1.33 million barrels are estimated to have been released into the Gulf thus far. Consider a few facts and figures, from Boston University Professor Cutler Cleveland, describing how much energy 1m barrels of oil can generate:

* Supply your house with power until the year 83286.
* Drive a Toyota Prius to the sun and back – 34 times.
* Fly Tony Hayward on a private jet from Louisiana to London -- 263,808 times.
* Power all US auto traffic for 3.9 hours.
* Power total world energy use for 8 minutes.
* Power the country of Ghana for 20 days.
* Meet yearly energy needs for 130,968 Chinese.
* Meet yearly energy need for 22,890 Americans.
* Generate $280,488,692 of GDP in China.
* Generate $989,481,786 of GDP in America.

One look at the above statistics and the graphic below illustrates how important it is to find sustainable alternative energy sources and become less dependent and more efficient users.

When bearing in mind that US state finances are not only in a state of disarray, but appearing to be falling apart, it is important to recognise the fragility of this great nation and the implications that a further deterioration in its economy could have on world finance. (A report from the US Center on Budget and Policy Priorities issued last month estimates that in fiscal 2010 the US states collectively posted a $200bn-odd budget shortfall, equivalent to 30% of all state budgets.

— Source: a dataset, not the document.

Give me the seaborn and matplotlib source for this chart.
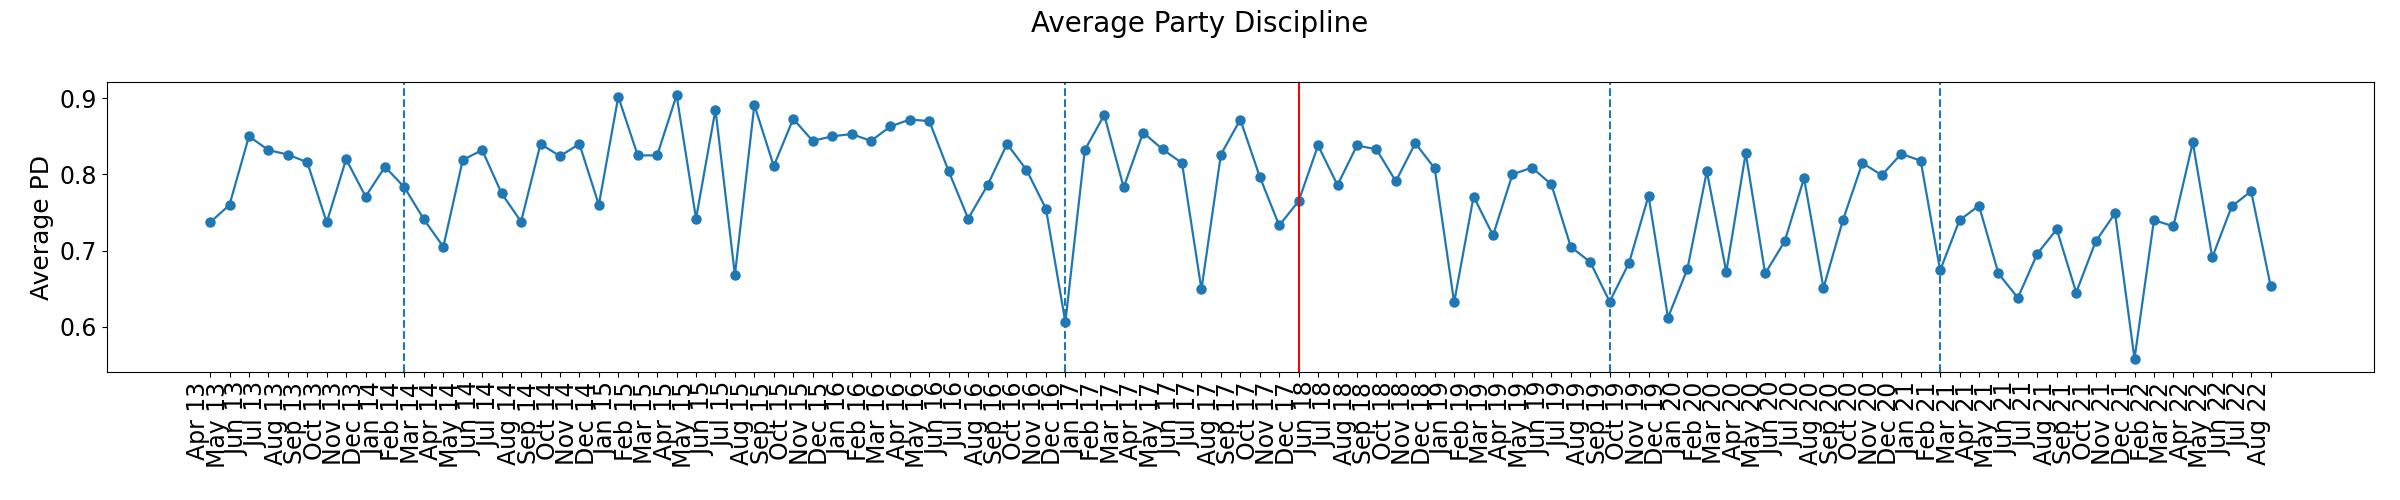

Last year, that pain was partly eased by Obama's stimulus packages. But that spending splurge is now fading away. And in fiscal 2011 and 2012, the states are expected to face another combined budget deficit of $260bn, with the 2011 shortfall in places such as New Jersey, Illinois, Nevada and Arizona projected to be more than 35% of last year's budget).

Foreign Exchange

Alas there is a silver lining... Despite all the negativity that continues to surround the announcements of European austerity measures (the UK the latest in this regard with a truly monumental cutback to almost flat by 2015, lowering its issuance profile dramatically in the process – although the proof is in the pudding!), the Rand remains one of the strongest currencies on the planet.

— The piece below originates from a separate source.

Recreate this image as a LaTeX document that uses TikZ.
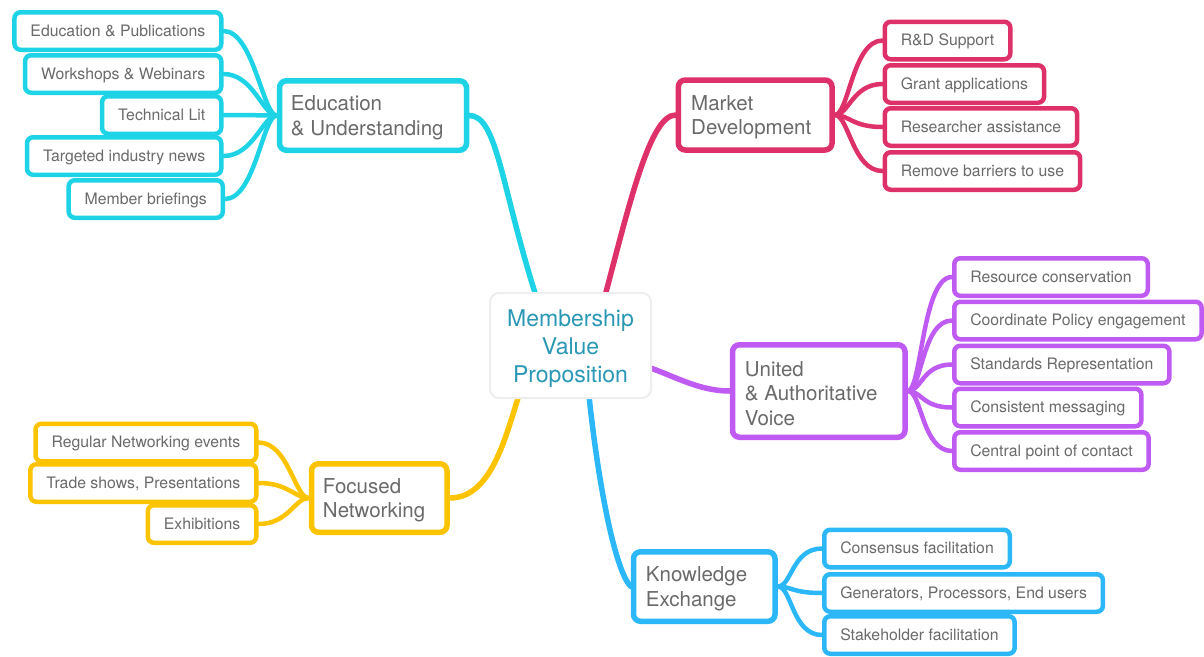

On a trade-weighted basis the unit continues to hover around best levels seen in 2010, and above levels experienced at the March MPC meeting, where it appeared that authorities were trying to weaken the Rand through a surprise interest rate cut.

A recently published research piece by Pimco perhaps supports our maiden Quarterly article in the sense that it speaks to the ongoing change in demographics across developing nations. While South Africa is not specifically mentioned in this document, most of the arguments hold true for us also, and at the margin it is a Rand positive one. (Although we would argue that consumption and credit extension in South Africa is probably already closer to developed nation standards than that of emerging markets, and we can actually do with increasing savings.)

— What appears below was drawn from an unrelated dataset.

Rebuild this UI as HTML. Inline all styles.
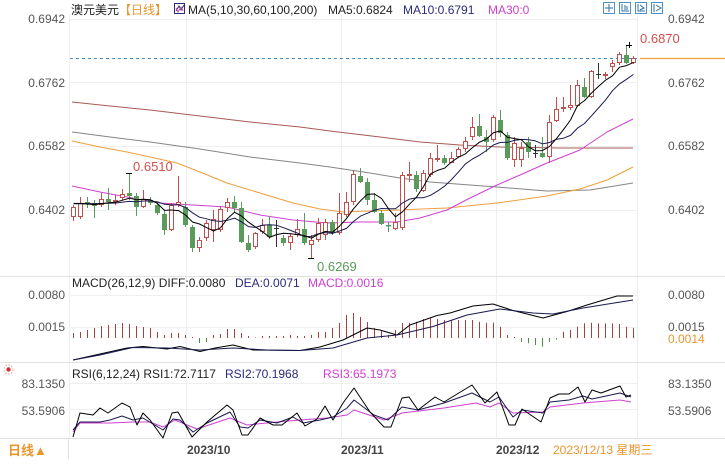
<!DOCTYPE html>
<html><head><meta charset="utf-8">
<style>
html,body{margin:0;padding:0;background:#fff;}
body{width:725px;height:459px;overflow:hidden;position:relative;}
svg text{font-family:"Liberation Sans","Noto Sans CJK SC",sans-serif;font-size:12px;}
</style></head><body>
<svg id="c" width="725" height="459" xmlns="http://www.w3.org/2000/svg">
<g stroke="#efefef" stroke-width="1">
<line x1="69.5" y1="15" x2="69.5" y2="438"/>
<line x1="186.5" y1="15" x2="186.5" y2="438"/>
<line x1="341.5" y1="15" x2="341.5" y2="438"/>
<line x1="496.5" y1="15" x2="496.5" y2="438"/>
<line x1="637.5" y1="15" x2="637.5" y2="438"/>
<line x1="70" y1="19.5" x2="637" y2="19.5"/>
<line x1="70" y1="82.5" x2="637" y2="82.5"/>
<line x1="70" y1="146.5" x2="637" y2="146.5"/>
<line x1="70" y1="210.5" x2="637" y2="210.5"/>
<line x1="70" y1="295.5" x2="637" y2="295.5"/>
<line x1="70" y1="327.5" x2="637" y2="327.5"/>
<line x1="70" y1="383.5" x2="637" y2="383.5"/>
<line x1="70" y1="409.5" x2="637" y2="409.5"/>
</g>
<g stroke="#e2e2e2" stroke-width="1">
<line x1="0" y1="276.5" x2="725" y2="276.5"/>
<line x1="0" y1="362.5" x2="725" y2="362.5"/>
<line x1="0" y1="438.5" x2="725" y2="438.5"/>
<line x1="68.5" y1="439" x2="68.5" y2="459"/>
</g>
<!-- header -->
<text x="71" y="14" fill="#222">澳元美元</text>
<text x="119" y="14" fill="#e8962e">【日线】</text>
<rect x="174.5" y="3.5" width="10" height="10" fill="#fff" stroke="#2b2b7a"/>
<polyline points="176,11 179,6 181,10 184,5" fill="none" stroke="#2b2b7a"/>
<polyline points="176,8 178,12 181,7 183,11" fill="none" stroke="#c05090"/>
<text x="188" y="14" fill="#222">MA(5,10,30,60,100,200)</text>
<text x="328" y="14" fill="#222">MA5:0.6824</text>
<text x="403" y="14" fill="#2b2b7a">MA10:0.6791</text>
<text x="488" y="14" fill="#d23fd2">MA30:0</text>
<g fill="#fff" stroke="#4a8fc8">
<rect x="603.5" y="2.5" width="11" height="11"/>
<rect x="619.5" y="2.5" width="11" height="11"/>
<rect x="635.5" y="2.5" width="11" height="11"/>
<rect x="651.5" y="2.5" width="11" height="11"/>
</g>
<g stroke="#2a6fa8" fill="none">
<line x1="609" y1="4" x2="609" y2="12"/><line x1="605" y1="8" x2="613" y2="8"/>
<polyline points="622,4 622,11 629,11"/><line x1="625" y1="5" x2="625" y2="10"/><line x1="627" y1="6" x2="627" y2="10"/>
<polyline points="638,4 638,11 645,11"/><polyline points="640,5 644,8 640,10"/>
<line x1="654" y1="4" x2="654" y2="12"/><polyline points="656,5 661,8 656,11"/>
</g>
<!-- axis labels -->
<g fill="#555" text-anchor="end">
<text x="65" y="23">0.6942</text>
<text x="65" y="87">0.6762</text>
<text x="65" y="150">0.6582</text>
<text x="65" y="214">0.6402</text>
<text x="65" y="299">0.0080</text>
<text x="65" y="331">0.0015</text>
<text x="65" y="388">83.1350</text>
<text x="65" y="415">53.5906</text>
</g>
<g fill="#555">
<text x="668" y="23">0.6942</text>
<text x="668" y="87">0.6762</text>
<text x="668" y="150">0.6582</text>
<text x="668" y="214">0.6402</text>
<text x="668" y="299">0.0080</text>
<text x="668" y="331">0.0015</text>
<text x="668" y="388">83.1350</text>
<text x="668" y="415">53.5906</text>
</g>
<rect x="666" y="333" width="40" height="12" fill="#fff"/>
<text x="668" y="343" fill="#e8962e">0.0014</text>
<!-- current price line -->
<line x1="70" y1="58.5" x2="637" y2="58.5" stroke="#4a8fc0" stroke-dasharray="3,3"/>
<line x1="640" y1="58.5" x2="725" y2="58.5" stroke="#eca040" stroke-width="1.2"/>
<!-- panel legends -->
<text x="72" y="287" fill="#222">MACD(26,12,9) DIFF:0.0080</text>
<text x="235" y="287" fill="#2b2b7a">DEA:0.0071</text>
<text x="308" y="287" fill="#d23fd2">MACD:0.0016</text>
<circle cx="8.5" cy="369.5" r="4.5" fill="none" stroke="#f0a0a0" stroke-dasharray="1.5,1.5"/>
<circle cx="8.5" cy="369.5" r="2.2" fill="#d03030"/>
<text x="72" y="378" fill="#222">RSI(6,12,24) RSI1:72.7117</text>
<text x="225" y="378" fill="#2b2b7a">RSI2:70.1968</text>
<text x="323" y="378" fill="#d23fd2">RSI3:65.1973</text>
<!-- bottom -->
<text x="8" y="455" fill="#e8962e" style="font-size:13px;font-weight:bold">日线▲</text>
<g fill="#444" style="font-weight:bold">
<text x="187" y="454">2023/10</text>
<text x="341" y="454">2023/11</text>
<text x="496" y="454">2023/12</text>
</g>
<text x="553" y="454" fill="#e8962e">2023/12/13 星期三</text>
<g id="dyn"></g>
<!-- price annotations -->
<text x="640" y="43" fill="#d0504a" style="font-size:13px">0.6870</text>
<text x="133" y="171" fill="#d0504a" style="font-size:13px">0.6510</text>
<text x="317" y="271" fill="#5a9a5a" style="font-size:13px">0.6269</text>
</svg>
<script>
var C=[
['R',207,217,205,221],['R',203,217,197,219],['G',202,204,197,208],['G',203,206,200,218],['R',199,205,193,207],
['G',199,202,188,210],['R',200,202,195,205],['R',194,198,189,200],['G',193,196,173,200],['G',196,207,193,216],
['R',199,207,190,208],['G',200,203,197,205],['G',205,213,202,215],['G',214,230,210,235],['R',205,230,203,231],
['R',202,205,176,207],['G',207,225,202,227],['G',227,248,225,252],['R',240,248,237,252],['R',223,238,220,241],
['R',219,230,210,242],['R',209,230,206,232],['R',202,208,198,212],['G',202,208,196,213],['G',208,242,202,243],
['G',243,250,235,252],['R',233,247,232,249],['R',225,232,219,234],['G',225,237,216,239],['D',228,228,220,247],
['G',238,243,235,246],['R',236,243,233,250],['R',229,235,219,237],['G',229,243,213,245],['R',240,245,235,258],
['R',223,240,218,242],['R',222,235,219,240],['G',222,233,220,235],['R',213,233,193,235],['R',202,215,192,217],
['R',174,202,170,205],['G',176,182,168,183],['G',182,200,178,205],['G',200,212,193,213],['G',213,224,210,225],
['G',225,226,222,232],['R',222,229,213,230],['R',175,228,172,230],['R',174,176,162,182],['G',175,189,171,192],
['R',173,191,170,192],['R',158,175,153,177],['R',158,160,145,162],['G',158,163,155,165],['R',158,163,152,163],
['R',149,157,147,158],['R',141,149,137,152],['R',127,137,117,140],['G',126,136,114,137],['G',137,142,130,152],
['R',117,140,115,142],['G',120,133,110,137],['G',135,158,132,160],['R',143,160,137,167],['R',148,160,142,167],
['G',142,152,137,158],['D',153,153,145,158],['G',153,157,137,158],['R',122,157,115,163],['R',109,121,97,122],
['R',107,108,97,112],['R',105,108,85,110],['R',85,106,80,107],['G',87,97,78,98],['R',71,97,70,98],
['D',74,74,63,79],['R',74,76,72,79],['R',63,67,60,72],['R',54,63,52,65],['G',55,63,45,64],['R',58,63,56,64]
];
var S=[];
function P(pts,col,w){S.push('<polyline points="'+pts.map(function(p){return p[0]+','+p[1]}).join(' ')+'" fill="none" stroke="'+col+'" stroke-width="'+(w||1)+'" stroke-linejoin="round"/>');}
function L(x1,y1,x2,y2,col){S.push('<line x1="'+x1+'" y1="'+y1+'" x2="'+x2+'" y2="'+y2+'" stroke="'+col+'"/>');}
// long MAs
P([[72,102],[110,106],[150,110],[200,116],[250,122],[300,127],[330,131],[380,137],[420,142],[460,145],[500,147],[560,148],[633,148]],'#a85a55');
P([[72,132],[110,137],[150,142],[200,149],[250,157],[300,163],[330,167],[370,173],[400,178],[430,182],[470,185],[497,187],[547,191],[590,190],[633,183]],'#858585');
P([[72,141],[100,147],[127,152],[150,157],[177,163],[200,172],[227,183],[260,193],[293,203],[320,209],[343,212],[397,210],[447,208],[497,203],[547,196],[580,189],[607,180],[633,167]],'#eca040');
P([[72,186],[100,192],[127,197],[160,203],[193,205],[227,207],[260,215],[293,220],[327,223],[360,222],[397,222],[420,218],[447,210],[470,198],[497,185],[520,175],[547,163],[580,150],[607,132],[633,119]],'#d040d0');
var RED='#c0504d',GR='#5a9a5a';
var closes=[];
for(var i=0;i<C.length;i++){
 var c=C[i],xc=73+7*i,x=xc+0.5,t=c[0],bt=c[1],bb=c[2],wt=c[3],wb=c[4];
 if(t=='R'){
  closes.push(bt);
  if(wt<bt)L(x,wt,x,bt,RED);
  if(wb>bb)L(x,bb,x,wb,RED);
  S.push('<rect x="'+(xc-1.5)+'" y="'+(bt+0.5)+'" width="4" height="'+Math.max(bb-bt-1,1)+'" fill="#fff" stroke="'+RED+'"/>');
 }else if(t=='G'){
  closes.push(bb);
  L(x,wt,x,wb,GR);
  S.push('<rect x="'+(xc-2)+'" y="'+bt+'" width="5" height="'+Math.max(bb-bt,1.5)+'" fill="'+GR+'"/>');
 }else{
  closes.push(bt);
  L(x,wt,x,wb,'#333');
  L(xc-2,bt+0.5,xc+3,bt+0.5,'#333');
 }
}
// extreme markers
L(626,45.5,632,45.5,'#000');L(629.5,42,629.5,48,'#000');
L(126,173.5,132,173.5,'#000');
L(308,258.5,314,258.5,'#000');
// MA5, MA10
function ma(n){var pts=[];for(var i=0;i<closes.length;i++){var s=0;for(var k=i-n+1;k<=i;k++){s+=(k<0?203:closes[k]);}pts.push([73.5+7*i,(s/n).toFixed(1)]);}return pts;}
P(ma(10),'#1a1a50');
P(ma(5),'#000');
// MACD histogram
var H=[333,332,330,328,326,325,324,323,324,326,327,328,332,335,333,333,335,337,343,342,335,334,329,329,333,336,337.5,336,336,336,336,335,336,336,335,332,332,328,323,315,313,317,322,328,330,335,330,323,322.7,321.7,319,318,319,320,320,320,320,320,321.7,322.7,322.7,326.7,335,337,341.7,343.3,345,346.7,341.7,339.5,331.7,330,326.7,323.3,322.7,323.3,323.3,323.3,324,326.7,328.3];
for(var i=0;i<H.length;i++){var x=73.5+7*i,v=H[i];
 if(v>=338){L(x,338,x,v,'#4e8a4e');}else{L(x,v,x,338,'#a84040');}}
P([[73,360],[100,354],[127,348],[143,346.5],[167,349],[180,346.5],[200,351.5],[215,348],[233,345],[253,350],[300,350.5],[320,347],[343,340],[367,328],[380,330],[397,335],[410,325],[437,315.5],[450,313],[473,306],[493,304],[513,310.5],[543,318],[567,311.5],[587,305],[617,296],[633,296]],'#000');
P([[73,360],[100,355],[133,347.5],[167,348],[200,350],[233,348],[267,350],[300,350.5],[333,348],[367,338],[397,335],[433,326.5],[467,315],[500,309],[533,313],[553,314],[583,308],[633,300]],'#1a1a50');
// RSI
P([[73,432],[80,423],[110,423],[133,422],[150,422],[163,427],[175,420],[197,429],[230,418],[247,425],[277,422],[300,420],[327,418],[347,415],[354,410],[384,420],[402,413],[444,408],[476,403],[490,407],[499,403],[513,413],[543,412],[550,407],[583,403],[620,400],[631,402]],'#d040d0');
P([[73,430],[80,422],[100,422],[110,420],[122,416],[133,420],[143,418],[163,430],[173,419],[180,420],[193,432],[207,423],[230,412],[240,427],[248,428],[260,420],[277,423],[293,417],[303,423],[320,420],[333,417],[347,408],[354,400],[374,415],[388,420],[402,407],[418,410],[444,403],[472,393],[490,402],[499,397],[513,417],[522,410],[543,413],[550,402],[569,400],[583,396],[592,399],[620,393],[631,397]],'#1a1a50');
P([[73,437],[80,413],[93,415],[100,408],[108,413],[115,408],[122,403],[130,407],[137,425],[143,413],[150,420],[163,438],[172,413],[178,412],[192,437],[207,422],[227,405],[233,410],[242,435],[248,435],[260,418],[273,425],[282,425],[297,413],[305,426],[317,419],[325,406],[333,420],[343,403],[354,388],[370,412],[384,427],[391,427],[402,398],[409,397],[418,410],[435,397],[444,402],[472,385],[485,403],[497,392],[509,425],[515,425],[522,409],[541,422],[550,398],[559,394],[569,394],[578,387],[585,402],[592,390],[601,393],[620,386],[626,397],[631,395]],'#000');
document.getElementById('dyn').innerHTML=S.join('');
</script>
</body></html>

Rising domestic consumption in emerging markets looks good for global investors. An extract : “Second, emerging economies should expand their service sector, including wholesale and retail distribution, domestics, transportation, logistics, healthcare and education. Ultimately, this would allow several emerging market countries – and mainly the ones that are heavy exporters, such as China – to become less dependent on labor-intensive manufacturing and more on labor-intensive services.” 

While the Rand appears to be holding up well at present, both its outperformance against peers, as well as the tipping over of our leading macro-economic indicators point to a potential move to the topside soon.